Ben disappeared in a flash of green light.

Ben re-materialised in the field near where his house had once stood. Patches of grass were smouldering from fires that had broken out hours earlier in the wake of the energy discharged by theiir teleportation. Blue lights from a large group of fire engines, police cars and ambulances illuminated the area. The power in the streetlights was still out. Ben smirked: his experiment had probably burned out most of the electrical wiring in the country. He hid the teleporter in a hedge and ran up to where his house had once stood. His parents stood in the yard. His mother was crying as his father spoke to the police.
His mother let out a cry of relief when she saw Ben approach and ran to hug him.

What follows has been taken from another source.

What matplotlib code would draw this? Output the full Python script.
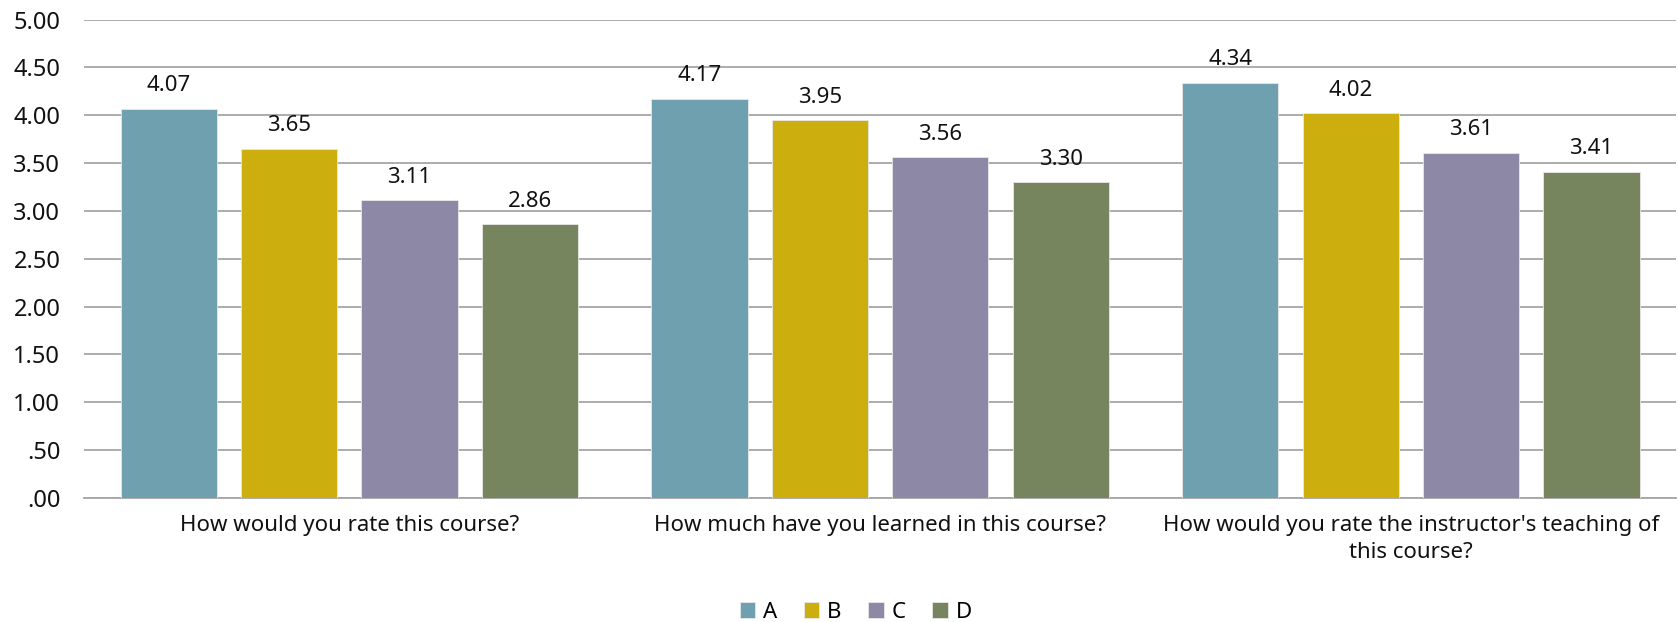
import numpy as np
import matplotlib
matplotlib.use("Agg")
import matplotlib.pyplot as plt
from matplotlib.ticker import FuncFormatter

# ── Data ──────────────────────────────────────────────────────────────────────
QUESTIONS = [
    "How would you rate this course?",
    "How much have you learned in this course?",
    "How would you rate the instructor's teaching of\nthis course?",
]
SERIES = ["A", "B", "C", "D"]
VALUES_A = [4.07, 4.17, 4.34]
VALUES_B = [3.65, 3.95, 4.02]
VALUES_C = [3.11, 3.56, 3.61]
VALUES_D = [2.86, 3.30, 3.41]
COLORS = ["#6FA0B0", "#CCAF0E", "#8C88A5", "#77855F"]

plt.rcParams["font.family"] = ["Noto Sans", "DejaVu Sans"]
FS = 16

fig = plt.figure(figsize=(16.78, 6.22), dpi=100)
ax = fig.add_axes([0.050, 0.1994, 0.949, 0.7692])

x = np.arange(len(QUESTIONS))
pitch, width = 0.2268, 0.181
for i, (name, vals, col) in enumerate(zip(SERIES, [VALUES_A, VALUES_B, VALUES_C, VALUES_D], COLORS)):
    bars = ax.bar(x + (i - 1.5) * pitch, vals, width, color=col, label=name,
                  edgecolor="#E8E8E8", linewidth=0.6, zorder=3)
    for b, v in zip(bars, vals):
        ax.annotate(f"{v:.2f}", (b.get_x() + b.get_width() / 2, v),
                    xytext=(0, 9), textcoords="offset points",
                    ha="center", va="bottom", fontsize=FS, color="#111111")

ax.set_xlim(-0.5, 2.5)
ax.set_ylim(0, 5.0)
ax.set_yticks(np.arange(0, 5.01, 0.5))
ax.yaxis.set_major_formatter(FuncFormatter(lambda v, _: f"{v:.2f}".lstrip("0") if v < 1 else f"{v:.2f}"))
ax.grid(axis="y", color="#A6A6A6", lw=1.3, zorder=0)
for s in ["top", "right", "left"]:
    ax.spines[s].set_visible(False)
ax.spines["bottom"].set_color("#A6A6A6")
ax.spines["bottom"].set_linewidth(1.3)
ax.tick_params(axis="y", length=0, labelsize=17, pad=17, colors="#111111")
ax.set_xticks(x)
ax.set_xticklabels(QUESTIONS, fontsize=FS, color="#111111", linespacing=1.4)
ax.tick_params(axis="x", length=0, pad=12)

fig.legend(loc="lower center", bbox_to_anchor=(0.51, -0.033), ncol=4, frameon=False,
           fontsize=FS, handlelength=0.7, handleheight=0.7, handletextpad=0.35,
           columnspacing=1.2)

fig.savefig("out.png", dpi=100)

"Ben!" She said. "What happened?"
"It was Susan." Ben replied. "She was smoking upstairs in the house and her cigarettes started a fire. I got out and ran for safety. Did she get out?"
"Susan didn't smoke and we can't find her." said Ben's father.
"She did!” Ben protested. “She hid cigarettes in the rockery over there. She was in her room. Maybe she couldn't get out in time." said Ben, pretending to wipe tears from his eyes.
His father checked the rockery and found the sandwich bag with Susan’s cigarettes stashed inside. He shook his head and cried for his daughter.
Ben buried his head in his Mother's shoulder and pretended to sob, smiling all the while.